Tuesday, May 11: At his hearing, Thonen criticizes trustees for violating students’ free speech and for treating them “as less than Americans.” The trustees find Thonen guilty of using “abusive language toward the president of the university,” and suspends him indefinitely.
Monday, May 24: Judge John Larkins of the U.S. District Court for the Eastern District of North Carolina orders the university to readmit Thonen.
Source: University Archives Newspaper articles chronicling these events are can be read at the University Archives web site.
Where are they now? Bob Whitley ’72, who was SGA president that spring of 1971, is a senior partner in the Whitley, Rodgman & Whitley law firm in Kinston.
Rob Luisana ’74, the MRC leader who was elected SGA president the following year, is managing partner of Pilot Financial Brokerage in Greensboro. “I do remember that for a short time the campus and the students came together to change something that we thought was wrong. Being involved in that time period was an education in every way. I’m glad that I was involved and, looking back, especially happy that no one was hurt or injured during any of the demonstrations.”
Henry Gorham ’71, the SGA Attorney General who prosecuted Thonen before the University Board, is an attorney in Raleigh with the firm of Teague Campbell Dennis & Gorham.
Bill Schell, who wrote the letter to the editor that got Thonen expelled, dropped out of sight after the incident. The university has no information on his whereabouts.
Rick Atkinson ’74, who was the student public defender for Thonen and Schell during hearings before the University Board and was elected SGA vice president the next year, is a Pulitzer Prize-winning journalist and former editor at the Washington Post. “Having been a newspaper man myself for more than 20 years, I can now see that Thonen was a good editor. He provided the students with a voice that was loud and clear.”

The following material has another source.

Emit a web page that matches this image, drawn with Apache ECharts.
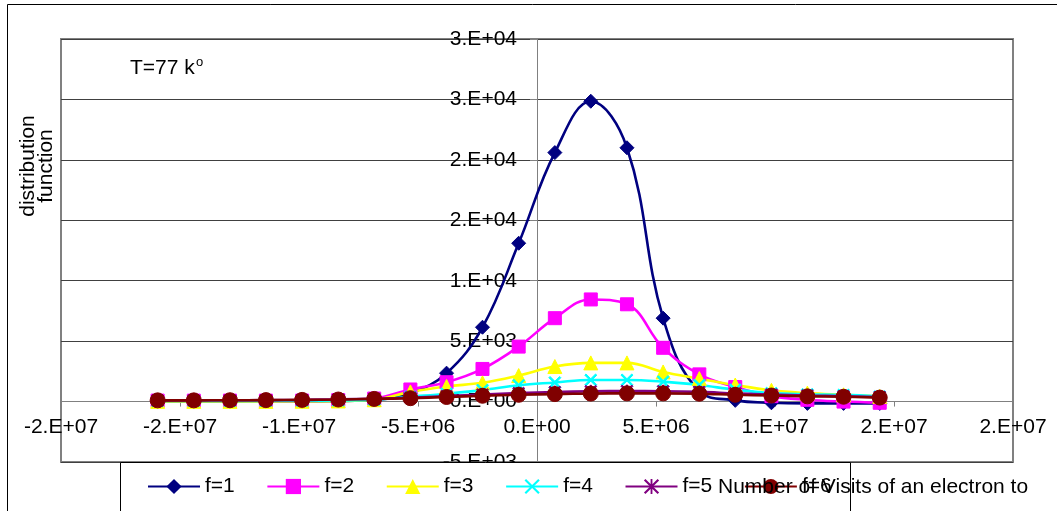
<!DOCTYPE html>
<html>
<head>
<meta charset="utf-8">
<title>distribution function, T=77</title>
<script src="https://cdn.jsdelivr.net/npm/echarts@6.0.0/dist/echarts.min.js"></script>
<style>
  html, body { margin: 0; padding: 0; background: #fff; }
  #chart { width: 1057px; height: 511px; }
</style>
</head>
<body>
<div id="chart"></div>
<script>
// x positions of the points
var xValues = [-1.594e7, -1.442e7, -1.290e7, -1.139e7, -9.87e6, -8.35e6, -6.84e6,
  -5.32e6, -3.80e6, -2.29e6, -7.7e5, 7.5e5, 2.26e6, 3.78e6, 5.30e6, 6.82e6,
  8.33e6, 9.85e6, 1.136e7, 1.288e7, 1.440e7]

var seriesNames = ['f=1', 'f=2', 'f=3', 'f=4', 'f=5', 'f=6']

var f1 = [20, 20, 20, 30, 30, 50, 150, 700, 2350, 6150, 13100, 20600, 24850, 21000, 6900, 850, 100, -100, -150, -150, -150]
var f2 = [80, 80, 80, 80, 80, 120, 250, 1000, 1600, 2700, 4550, 6900, 8450, 8050, 4450, 2250, 1200, 450, 150, 0, -100]
var f3 = [20, 20, 20, 20, 30, 50, 150, 800, 1250, 1550, 2150, 2900, 3200, 3200, 2450, 1900, 1370, 930, 700, 560, 430]
var f4 = [50, 50, 50, 60, 70, 90, 150, 400, 650, 950, 1350, 1580, 1790, 1790, 1650, 1370, 980, 700, 600, 550, 420]
var f5 = [100, 100, 110, 120, 140, 180, 240, 320, 450, 580, 700, 790, 850, 870, 860, 800, 680, 580, 500, 440, 380]
var f6 = [100, 100, 110, 120, 140, 170, 220, 280, 380, 480, 560, 620, 660, 680, 680, 650, 560, 500, 430, 400, 330]

var xMin = -2e7
var xMax = 2e7
var yMin = -5000
var yMax = 30000

var FONT = 'Liberation Sans, Arial, sans-serif'
var W = 1057
var H = 511
var gridBox = { left: 61, right: 44, top: 39, bottom: 49 }

// the axes cross at zero, inside the plot: push them in from the plot edges
var plotW = W - gridBox.left - gridBox.right
var plotH = H - gridBox.top - gridBox.bottom
var yAxisOffset = -plotW * (0 - xMin) / (xMax - xMin)
var xAxisOffset = -plotH * (0 - yMin) / (yMax - yMin)

// excel style "0.E+00" labels
function fmtE (v) {
  var parts = Math.abs(v).toExponential(0).split('e')
  var exp = parseInt(parts[1], 10)
  return (v < 0 ? '-' : '') + parts[0] + '.E' + (exp < 0 ? '-' : '+') + String(Math.abs(exp)).padStart(2, '0')
}

function pairs (ys) {
  return xValues.map(function (x, i) { return [x, ys[i]] })
}

var crossPath = 'path://M1,0 L5,4 L9,0 L10,1 L6,5 L10,9 L9,10 L5,6 L1,10 L0,9 L4,5 L0,1 Z'
var starPath = 'path://M1,0 L5,4 L9,0 L10,1 L6,5 L10,9 L9,10 L5,6 L1,10 L0,9 L4,5 L0,1 Z M4.4,0 L5.6,0 L5.6,10 L4.4,10 Z'

var styles = [
  { data: f1, color: '#000080', symbol: 'diamond', size: 14 },
  { data: f2, color: '#ff00ff', symbol: 'rect', size: 13 },
  { data: f3, color: '#ffff00', symbol: 'triangle', size: 14 },
  { data: f4, color: '#00ffff', symbol: crossPath, size: 12 },
  { data: f5, color: '#800080', symbol: starPath, size: 12 },
  { data: f6, color: '#800000', symbol: 'circle', size: 15 }
]

var series = styles.map(function (s, i) {
  return {
    name: seriesNames[i],
    type: 'line',
    data: pairs(s.data),
    smooth: 0.4,
    symbol: s.symbol,
    symbolSize: s.size,
    showAllSymbol: true,
    lineStyle: { color: s.color, width: 2.6 },
    itemStyle: { color: s.color, borderColor: s.color },
    emphasis: { disabled: true }
  }
})

var option = {
  animation: false,
  backgroundColor: '#fff',
  grid: {
    left: gridBox.left,
    right: gridBox.right,
    top: gridBox.top,
    bottom: gridBox.bottom,
    containLabel: false,
    outerBoundsMode: 'none',
    show: true,
    borderColor: '#808080',
    borderWidth: 2
  },
  xAxis: {
    type: 'value',
    min: xMin,
    max: xMax,
    interval: 5e6,
    position: 'bottom',
    offset: xAxisOffset,
    axisLine: { show: true, onZero: false, lineStyle: { color: '#808080', width: 1 } },
    axisTick: { show: true, length: 5, lineStyle: { color: '#808080' } },
    splitLine: { show: false },
    axisLabel: { formatter: fmtE, margin: 15, fontSize: 21, fontFamily: FONT, color: '#000' }
  },
  yAxis: {
    type: 'value',
    min: yMin,
    max: yMax,
    interval: 5000,
    position: 'left',
    offset: yAxisOffset,
    axisLine: { show: true, onZero: false, lineStyle: { color: '#808080', width: 1 } },
    axisTick: { show: true, length: 7, lineStyle: { color: '#808080' } },
    splitLine: { show: true, lineStyle: { color: '#404040', width: 1 } },
    axisLabel: { formatter: fmtE, margin: 20, fontSize: 21, fontFamily: FONT, color: '#000' }
  },
  legend: {
    data: seriesNames,
    left: 147,
    top: 476,
    padding: 0,
    itemWidth: 52,
    itemHeight: 19,
    itemGap: 31.6,
    z: 5,
    textStyle: { fontSize: 21, fontFamily: FONT, color: '#000' }
  },
  graphic: [
    {
      type: 'rect',
      z: -10,
      shape: { x: 7.5, y: 4.5, width: 1200, height: 700 },
      style: { fill: 'none', stroke: '#000', lineWidth: 1 }
    },
    {
      type: 'rect',
      z: 3,
      shape: { x: 120.5, y: 462.5, width: 730, height: 100 },
      style: { fill: '#fff', stroke: '#000', lineWidth: 1 }
    },
    {
      type: 'text',
      z: 10,
      x: 130,
      y: 68,
      style: { text: 'T=77 k', font: '21px ' + FONT, fill: '#000', align: 'left', verticalAlign: 'middle', textAlign: 'left', textVerticalAlign: 'middle' }
    },
    {
      type: 'text',
      z: 10,
      x: 196,
      y: 62,
      style: { text: 'o', font: '13px ' + FONT, fill: '#000', align: 'left', verticalAlign: 'middle', textAlign: 'left', textVerticalAlign: 'middle' }
    },
    {
      type: 'text',
      z: 10,
      x: 37,
      y: 166,
      rotation: Math.PI / 2,
      style: { text: 'distribution\nfunction', font: '21px ' + FONT, lineHeight: 18, fill: '#000', align: 'center', verticalAlign: 'middle', textAlign: 'center', textVerticalAlign: 'middle' }
    },
    {
      type: 'text',
      z: 10,
      x: 718,
      y: 487,
      style: { text: 'Number of Visits of an electron to', font: '21px ' + FONT, fill: '#000', align: 'left', verticalAlign: 'middle', textAlign: 'left', textVerticalAlign: 'middle' }
    }
  ],
  series: series
}

var myChart = echarts.init(document.getElementById('chart'))
myChart.setOption(option)
</script>
</body>
</html>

Ken Finch ’70, the Fountainhead artist who was threatened with suspension over his wickedly satiric cartoons (
above), is an artist living in Olympia, Wash. “For about two years I felt energized by the ability to express myself and have people be receptive to that expression. Students were actually reading the paper, where before it was ignored. We were reflecting big changes in how students felt about lifestyle issues at a time when it just seemed something had to give. I remember circulating a petition to allow women students to wear shorts in class, if you can believe it.”

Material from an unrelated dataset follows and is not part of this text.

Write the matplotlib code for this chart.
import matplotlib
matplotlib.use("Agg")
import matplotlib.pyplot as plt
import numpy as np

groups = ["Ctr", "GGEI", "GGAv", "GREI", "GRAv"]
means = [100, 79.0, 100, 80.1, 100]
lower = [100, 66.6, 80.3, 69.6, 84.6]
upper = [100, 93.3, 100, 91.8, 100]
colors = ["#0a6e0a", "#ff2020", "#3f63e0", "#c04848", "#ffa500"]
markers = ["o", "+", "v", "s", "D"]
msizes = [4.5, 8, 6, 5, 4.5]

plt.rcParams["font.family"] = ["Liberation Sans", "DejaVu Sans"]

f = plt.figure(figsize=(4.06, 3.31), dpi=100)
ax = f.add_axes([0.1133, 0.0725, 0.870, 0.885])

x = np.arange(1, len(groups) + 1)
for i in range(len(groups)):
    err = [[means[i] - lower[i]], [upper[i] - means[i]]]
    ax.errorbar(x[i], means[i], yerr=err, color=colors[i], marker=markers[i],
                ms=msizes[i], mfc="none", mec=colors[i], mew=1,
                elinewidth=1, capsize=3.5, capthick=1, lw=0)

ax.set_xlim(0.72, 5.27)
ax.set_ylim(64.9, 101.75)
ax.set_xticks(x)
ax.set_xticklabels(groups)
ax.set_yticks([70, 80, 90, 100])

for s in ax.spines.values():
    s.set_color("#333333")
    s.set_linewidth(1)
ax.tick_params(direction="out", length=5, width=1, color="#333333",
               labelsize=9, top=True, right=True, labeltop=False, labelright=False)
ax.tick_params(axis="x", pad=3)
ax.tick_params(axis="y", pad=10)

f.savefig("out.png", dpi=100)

Ken Hammond ’73 ’84 ’85, the student public defender who represented Thonen and Schell, stayed at ECU after graduation and served in several roles in student affairs. He’s now pastor of Union Baptist Church in Durham. “After graduation I joined the staff at Mendenhall Student Center. MSC was one of the units under the dean of students. I had numerous encounters with Dr. Tucker and in one of those encounters he told me that the university was wrong for expelling Rob.”
Cindy Maultsby Burt ’73, who organized the boycott, is the ergonomics program coordinator at the UCLA Medical Center in Los Angeles. “I have very clear memories of this time. I remember the parade, the boycott, the ‘panty raid’ riot, being arrested in the men’s dorm. We collected nickels from students on campus. A group of students parked cars at the meters and rotated them, so no one could park downtown to shop. It was our effort to change the world (at least Greenville) through student power. We wanted local businesses to support us in our efforts to have visitation in the dorms. We thought we could get their attention by hurting their pocketbook. A nickel wouldn’t do much these days, would it? I still have the letter the dean sent to my parents saying I had applied for a permit to lead a parade that could end in violence. I had Bob publish it in the paper, which didn’t help matters for him. It was a heady time; the first time in my life I stood up for something I really believed in. In the end, I became somewhat disenfranchised, and the next year went to school in Bonn, Germany (the ECU program). Ironically, that ended up being one of the greatest times of my life. Bob was one my mentors. He took the hit for all of us. It’s funny. I can’t believe so many of these people became lawyers. I thought most of us were hippies back then.”